» Data listing
....

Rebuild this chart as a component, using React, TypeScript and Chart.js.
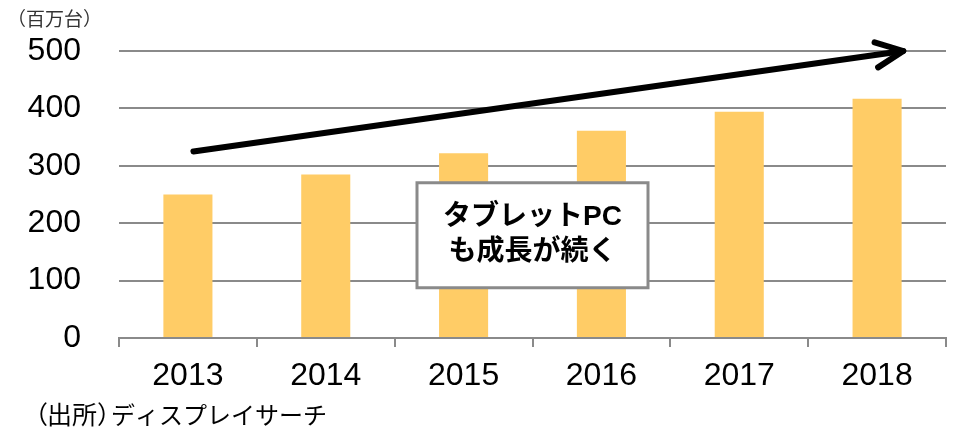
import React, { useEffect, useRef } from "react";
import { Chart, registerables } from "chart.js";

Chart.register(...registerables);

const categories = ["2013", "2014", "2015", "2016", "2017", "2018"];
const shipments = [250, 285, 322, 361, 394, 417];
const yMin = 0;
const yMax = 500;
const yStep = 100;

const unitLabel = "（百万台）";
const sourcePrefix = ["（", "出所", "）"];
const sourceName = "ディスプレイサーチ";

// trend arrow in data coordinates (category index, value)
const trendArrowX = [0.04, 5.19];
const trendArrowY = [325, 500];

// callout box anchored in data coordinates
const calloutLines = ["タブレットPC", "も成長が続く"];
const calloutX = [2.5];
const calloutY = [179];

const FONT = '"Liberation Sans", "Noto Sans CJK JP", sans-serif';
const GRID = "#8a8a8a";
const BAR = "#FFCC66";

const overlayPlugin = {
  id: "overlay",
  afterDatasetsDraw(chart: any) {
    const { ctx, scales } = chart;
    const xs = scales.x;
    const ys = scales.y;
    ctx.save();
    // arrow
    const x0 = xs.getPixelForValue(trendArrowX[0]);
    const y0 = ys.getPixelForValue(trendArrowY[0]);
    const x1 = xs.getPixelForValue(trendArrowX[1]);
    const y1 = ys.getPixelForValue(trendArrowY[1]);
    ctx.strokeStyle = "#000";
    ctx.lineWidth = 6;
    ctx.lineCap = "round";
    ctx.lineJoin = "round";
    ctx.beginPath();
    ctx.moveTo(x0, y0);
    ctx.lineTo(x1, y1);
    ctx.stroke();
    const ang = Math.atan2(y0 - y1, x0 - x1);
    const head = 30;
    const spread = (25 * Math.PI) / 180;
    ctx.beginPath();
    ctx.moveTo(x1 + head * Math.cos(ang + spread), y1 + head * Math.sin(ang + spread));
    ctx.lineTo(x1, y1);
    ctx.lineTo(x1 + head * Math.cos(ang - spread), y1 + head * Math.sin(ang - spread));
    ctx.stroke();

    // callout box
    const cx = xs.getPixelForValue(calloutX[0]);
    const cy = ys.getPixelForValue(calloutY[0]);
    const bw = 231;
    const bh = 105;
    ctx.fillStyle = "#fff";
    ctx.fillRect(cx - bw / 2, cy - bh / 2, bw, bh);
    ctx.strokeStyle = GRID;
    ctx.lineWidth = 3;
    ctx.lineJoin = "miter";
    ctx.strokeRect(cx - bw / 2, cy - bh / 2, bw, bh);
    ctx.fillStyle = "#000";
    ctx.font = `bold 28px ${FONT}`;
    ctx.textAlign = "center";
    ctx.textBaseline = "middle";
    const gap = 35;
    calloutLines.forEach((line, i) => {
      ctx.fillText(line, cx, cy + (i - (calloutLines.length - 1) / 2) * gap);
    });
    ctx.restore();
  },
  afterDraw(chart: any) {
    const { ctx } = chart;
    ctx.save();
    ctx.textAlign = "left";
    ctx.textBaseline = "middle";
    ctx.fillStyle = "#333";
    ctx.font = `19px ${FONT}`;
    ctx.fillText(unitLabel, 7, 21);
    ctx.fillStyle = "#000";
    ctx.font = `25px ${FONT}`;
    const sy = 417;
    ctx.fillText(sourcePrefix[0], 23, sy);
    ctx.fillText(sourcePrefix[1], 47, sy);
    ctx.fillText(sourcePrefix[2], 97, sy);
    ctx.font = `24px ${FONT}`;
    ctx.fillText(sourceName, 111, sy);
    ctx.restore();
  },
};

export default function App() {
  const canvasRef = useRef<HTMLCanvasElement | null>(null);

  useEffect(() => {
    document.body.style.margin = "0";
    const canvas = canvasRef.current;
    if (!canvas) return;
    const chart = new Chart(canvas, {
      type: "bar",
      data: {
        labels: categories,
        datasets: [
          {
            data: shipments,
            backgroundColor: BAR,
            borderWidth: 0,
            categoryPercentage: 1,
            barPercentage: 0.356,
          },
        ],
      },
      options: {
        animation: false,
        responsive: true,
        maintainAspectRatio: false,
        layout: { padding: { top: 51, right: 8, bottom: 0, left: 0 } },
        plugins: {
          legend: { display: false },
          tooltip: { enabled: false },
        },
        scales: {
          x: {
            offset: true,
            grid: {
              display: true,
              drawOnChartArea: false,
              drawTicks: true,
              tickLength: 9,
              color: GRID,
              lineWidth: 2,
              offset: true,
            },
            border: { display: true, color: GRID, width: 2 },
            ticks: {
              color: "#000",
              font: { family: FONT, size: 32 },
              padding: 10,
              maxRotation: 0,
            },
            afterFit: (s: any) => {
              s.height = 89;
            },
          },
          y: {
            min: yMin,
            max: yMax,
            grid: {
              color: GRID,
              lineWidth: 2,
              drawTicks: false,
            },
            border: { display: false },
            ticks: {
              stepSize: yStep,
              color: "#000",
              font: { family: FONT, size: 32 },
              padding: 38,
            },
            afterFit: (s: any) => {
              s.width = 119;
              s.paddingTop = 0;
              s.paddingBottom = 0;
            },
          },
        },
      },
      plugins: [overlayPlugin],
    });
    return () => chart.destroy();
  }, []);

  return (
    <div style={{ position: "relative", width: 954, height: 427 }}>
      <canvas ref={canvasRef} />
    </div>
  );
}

....

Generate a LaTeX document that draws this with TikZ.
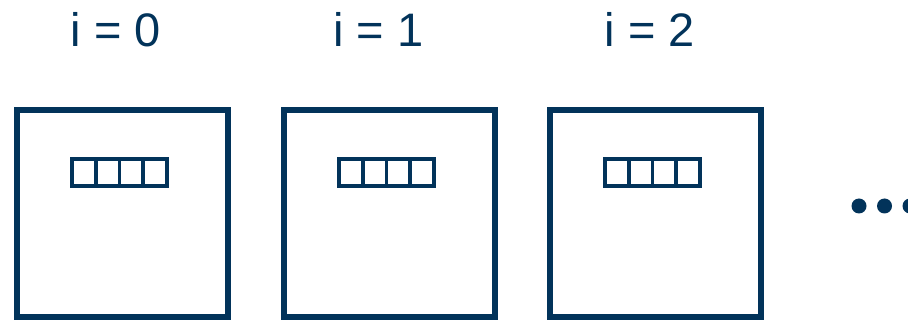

....

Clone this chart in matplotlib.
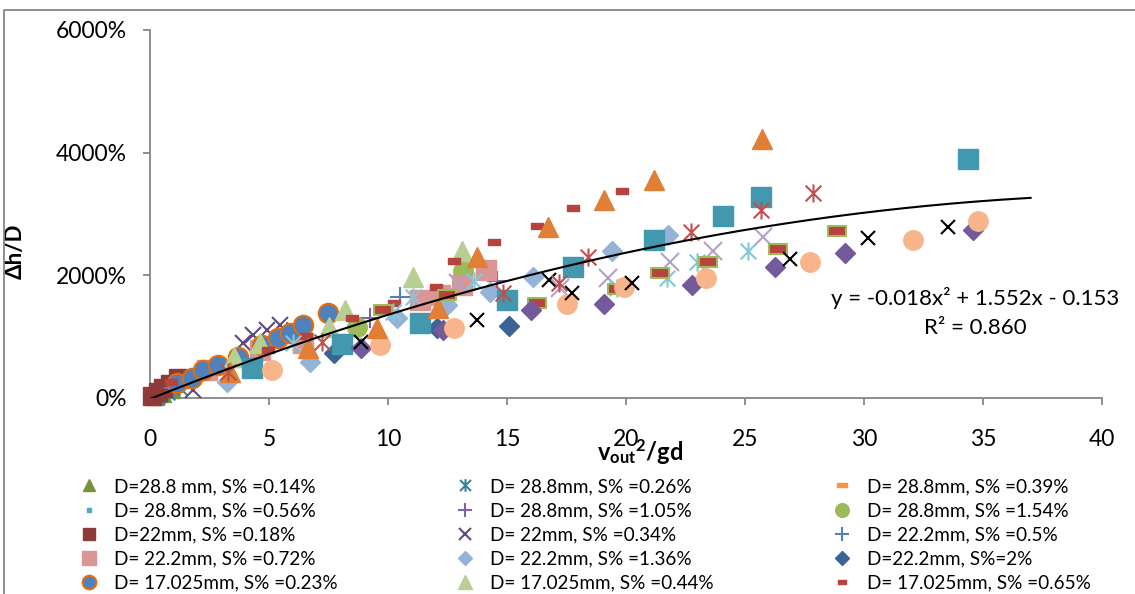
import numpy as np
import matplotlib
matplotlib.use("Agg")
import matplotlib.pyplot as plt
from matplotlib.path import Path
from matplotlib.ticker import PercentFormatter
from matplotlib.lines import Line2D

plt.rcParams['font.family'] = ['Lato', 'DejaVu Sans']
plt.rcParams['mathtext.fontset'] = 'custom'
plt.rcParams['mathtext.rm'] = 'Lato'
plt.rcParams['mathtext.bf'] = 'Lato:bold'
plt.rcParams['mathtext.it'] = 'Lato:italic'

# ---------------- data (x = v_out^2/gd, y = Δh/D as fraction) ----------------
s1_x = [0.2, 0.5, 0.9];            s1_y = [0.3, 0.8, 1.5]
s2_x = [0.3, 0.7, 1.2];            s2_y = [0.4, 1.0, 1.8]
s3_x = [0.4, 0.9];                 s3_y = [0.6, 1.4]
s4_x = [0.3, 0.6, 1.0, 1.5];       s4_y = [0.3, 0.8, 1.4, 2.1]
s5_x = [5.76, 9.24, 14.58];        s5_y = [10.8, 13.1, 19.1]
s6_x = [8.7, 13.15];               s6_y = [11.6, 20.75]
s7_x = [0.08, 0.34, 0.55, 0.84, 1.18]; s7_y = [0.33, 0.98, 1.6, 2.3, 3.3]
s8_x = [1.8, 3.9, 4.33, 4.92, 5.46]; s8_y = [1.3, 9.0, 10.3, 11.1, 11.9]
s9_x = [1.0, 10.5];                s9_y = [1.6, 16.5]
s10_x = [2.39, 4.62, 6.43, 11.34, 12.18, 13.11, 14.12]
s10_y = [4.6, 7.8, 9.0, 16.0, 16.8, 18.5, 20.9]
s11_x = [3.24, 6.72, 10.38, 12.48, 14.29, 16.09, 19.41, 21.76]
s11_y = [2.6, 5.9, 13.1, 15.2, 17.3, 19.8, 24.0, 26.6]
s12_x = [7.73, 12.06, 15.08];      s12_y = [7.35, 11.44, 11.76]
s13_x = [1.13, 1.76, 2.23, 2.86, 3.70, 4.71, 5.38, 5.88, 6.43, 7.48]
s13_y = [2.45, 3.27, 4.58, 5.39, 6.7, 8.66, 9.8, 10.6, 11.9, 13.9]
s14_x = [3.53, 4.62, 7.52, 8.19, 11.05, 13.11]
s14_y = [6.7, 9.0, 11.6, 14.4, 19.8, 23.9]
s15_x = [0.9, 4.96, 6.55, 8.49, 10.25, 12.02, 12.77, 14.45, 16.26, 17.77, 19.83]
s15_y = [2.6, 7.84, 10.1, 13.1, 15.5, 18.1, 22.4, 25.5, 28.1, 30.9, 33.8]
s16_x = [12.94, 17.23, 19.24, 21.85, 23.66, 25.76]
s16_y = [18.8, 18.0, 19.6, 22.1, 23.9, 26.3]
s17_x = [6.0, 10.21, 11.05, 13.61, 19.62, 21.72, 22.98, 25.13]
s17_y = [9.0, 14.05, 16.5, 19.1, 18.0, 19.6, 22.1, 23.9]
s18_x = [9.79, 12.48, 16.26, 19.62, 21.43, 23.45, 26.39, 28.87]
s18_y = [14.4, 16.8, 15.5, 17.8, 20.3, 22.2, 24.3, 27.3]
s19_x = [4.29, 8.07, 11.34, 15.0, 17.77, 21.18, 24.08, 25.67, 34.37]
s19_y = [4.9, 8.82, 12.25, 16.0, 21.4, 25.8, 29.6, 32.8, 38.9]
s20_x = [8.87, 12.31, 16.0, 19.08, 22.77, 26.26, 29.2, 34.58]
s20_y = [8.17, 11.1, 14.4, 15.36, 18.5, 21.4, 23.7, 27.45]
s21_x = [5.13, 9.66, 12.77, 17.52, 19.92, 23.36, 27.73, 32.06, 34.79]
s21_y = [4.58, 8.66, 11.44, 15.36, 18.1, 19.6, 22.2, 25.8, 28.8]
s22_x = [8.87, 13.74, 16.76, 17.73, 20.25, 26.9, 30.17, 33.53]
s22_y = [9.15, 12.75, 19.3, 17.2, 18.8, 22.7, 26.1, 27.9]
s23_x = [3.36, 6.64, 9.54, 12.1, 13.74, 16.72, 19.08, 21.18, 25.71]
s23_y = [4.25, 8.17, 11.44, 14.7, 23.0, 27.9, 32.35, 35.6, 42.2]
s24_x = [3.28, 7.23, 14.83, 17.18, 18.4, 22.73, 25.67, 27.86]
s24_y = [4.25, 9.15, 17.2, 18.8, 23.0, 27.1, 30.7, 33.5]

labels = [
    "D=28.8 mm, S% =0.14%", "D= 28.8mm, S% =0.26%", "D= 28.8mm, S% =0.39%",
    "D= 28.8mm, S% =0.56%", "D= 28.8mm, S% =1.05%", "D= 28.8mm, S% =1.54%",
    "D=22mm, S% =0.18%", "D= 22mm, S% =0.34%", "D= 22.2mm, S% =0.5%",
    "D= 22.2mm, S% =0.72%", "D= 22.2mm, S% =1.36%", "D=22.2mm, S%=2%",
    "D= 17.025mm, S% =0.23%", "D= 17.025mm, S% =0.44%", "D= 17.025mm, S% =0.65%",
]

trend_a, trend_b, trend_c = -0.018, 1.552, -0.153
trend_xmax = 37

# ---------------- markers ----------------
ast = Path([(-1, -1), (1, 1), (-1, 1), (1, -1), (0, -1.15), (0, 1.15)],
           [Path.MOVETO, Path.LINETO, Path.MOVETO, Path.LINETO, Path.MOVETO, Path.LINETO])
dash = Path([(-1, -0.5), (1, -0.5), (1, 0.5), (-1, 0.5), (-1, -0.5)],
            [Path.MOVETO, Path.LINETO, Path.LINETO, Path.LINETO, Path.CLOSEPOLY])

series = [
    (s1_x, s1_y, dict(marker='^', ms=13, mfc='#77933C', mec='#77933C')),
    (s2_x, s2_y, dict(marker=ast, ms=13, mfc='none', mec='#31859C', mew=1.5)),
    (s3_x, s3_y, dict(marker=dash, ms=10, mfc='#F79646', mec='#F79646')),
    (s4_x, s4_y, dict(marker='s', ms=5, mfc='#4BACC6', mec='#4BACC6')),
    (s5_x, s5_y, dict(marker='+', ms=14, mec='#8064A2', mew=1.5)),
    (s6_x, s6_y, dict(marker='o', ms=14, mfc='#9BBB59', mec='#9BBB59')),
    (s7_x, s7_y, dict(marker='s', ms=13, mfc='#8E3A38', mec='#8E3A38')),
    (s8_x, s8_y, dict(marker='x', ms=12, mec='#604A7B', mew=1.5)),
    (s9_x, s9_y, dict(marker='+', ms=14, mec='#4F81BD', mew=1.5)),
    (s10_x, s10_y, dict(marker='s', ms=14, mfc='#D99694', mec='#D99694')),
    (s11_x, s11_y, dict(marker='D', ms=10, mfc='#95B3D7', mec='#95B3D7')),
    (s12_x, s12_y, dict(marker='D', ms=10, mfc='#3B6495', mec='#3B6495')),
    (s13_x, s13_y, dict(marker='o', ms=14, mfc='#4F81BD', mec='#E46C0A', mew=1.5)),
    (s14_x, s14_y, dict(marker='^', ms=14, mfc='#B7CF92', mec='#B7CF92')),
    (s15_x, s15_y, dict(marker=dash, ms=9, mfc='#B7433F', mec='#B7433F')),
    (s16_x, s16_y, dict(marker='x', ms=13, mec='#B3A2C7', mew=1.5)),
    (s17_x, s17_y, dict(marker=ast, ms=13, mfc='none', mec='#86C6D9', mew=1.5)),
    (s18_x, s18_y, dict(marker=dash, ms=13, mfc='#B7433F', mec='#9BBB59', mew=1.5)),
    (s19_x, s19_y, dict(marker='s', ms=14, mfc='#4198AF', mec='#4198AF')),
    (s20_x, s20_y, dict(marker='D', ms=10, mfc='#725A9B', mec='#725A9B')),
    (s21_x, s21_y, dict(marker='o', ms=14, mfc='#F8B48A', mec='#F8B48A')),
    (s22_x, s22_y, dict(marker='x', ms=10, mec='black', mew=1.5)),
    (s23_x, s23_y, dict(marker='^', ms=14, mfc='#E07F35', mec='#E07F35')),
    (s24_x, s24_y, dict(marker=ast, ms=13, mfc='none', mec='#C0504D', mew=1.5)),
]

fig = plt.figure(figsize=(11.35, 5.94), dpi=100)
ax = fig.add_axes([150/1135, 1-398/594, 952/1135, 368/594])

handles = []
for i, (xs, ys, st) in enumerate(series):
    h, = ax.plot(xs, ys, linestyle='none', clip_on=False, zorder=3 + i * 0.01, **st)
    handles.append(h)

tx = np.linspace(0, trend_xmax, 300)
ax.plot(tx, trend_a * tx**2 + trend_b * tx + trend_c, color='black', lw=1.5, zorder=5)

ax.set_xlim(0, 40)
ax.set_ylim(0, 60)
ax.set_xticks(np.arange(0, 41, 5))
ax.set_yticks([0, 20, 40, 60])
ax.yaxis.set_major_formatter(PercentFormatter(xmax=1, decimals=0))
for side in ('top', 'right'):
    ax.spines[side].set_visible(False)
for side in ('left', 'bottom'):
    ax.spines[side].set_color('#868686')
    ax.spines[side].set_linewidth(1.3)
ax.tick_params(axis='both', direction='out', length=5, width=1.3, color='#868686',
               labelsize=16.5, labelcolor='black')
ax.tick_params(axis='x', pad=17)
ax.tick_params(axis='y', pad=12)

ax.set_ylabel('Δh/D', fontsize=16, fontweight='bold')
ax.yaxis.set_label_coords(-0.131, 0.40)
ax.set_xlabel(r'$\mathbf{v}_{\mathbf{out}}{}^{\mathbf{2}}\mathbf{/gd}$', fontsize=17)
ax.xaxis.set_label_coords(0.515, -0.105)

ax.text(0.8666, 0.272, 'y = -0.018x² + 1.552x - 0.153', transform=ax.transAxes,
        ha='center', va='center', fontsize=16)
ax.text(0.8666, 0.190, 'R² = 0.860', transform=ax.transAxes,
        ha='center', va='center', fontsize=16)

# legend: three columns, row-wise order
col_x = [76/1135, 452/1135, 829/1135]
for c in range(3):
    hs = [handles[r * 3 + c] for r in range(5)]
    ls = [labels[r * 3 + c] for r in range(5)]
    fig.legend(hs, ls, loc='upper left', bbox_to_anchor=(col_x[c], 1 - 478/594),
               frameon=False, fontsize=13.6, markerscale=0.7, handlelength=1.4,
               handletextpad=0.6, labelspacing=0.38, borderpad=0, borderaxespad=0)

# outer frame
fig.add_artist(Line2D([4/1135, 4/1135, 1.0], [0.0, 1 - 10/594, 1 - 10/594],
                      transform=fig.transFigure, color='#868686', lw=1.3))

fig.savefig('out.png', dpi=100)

....

Look through the listing and extract every line with "this" in it.

Rebuild this chart as a component, using React, TypeScript and Chart.js.
Generate a LaTeX document that draws this with TikZ.
Clone this chart in matplotlib.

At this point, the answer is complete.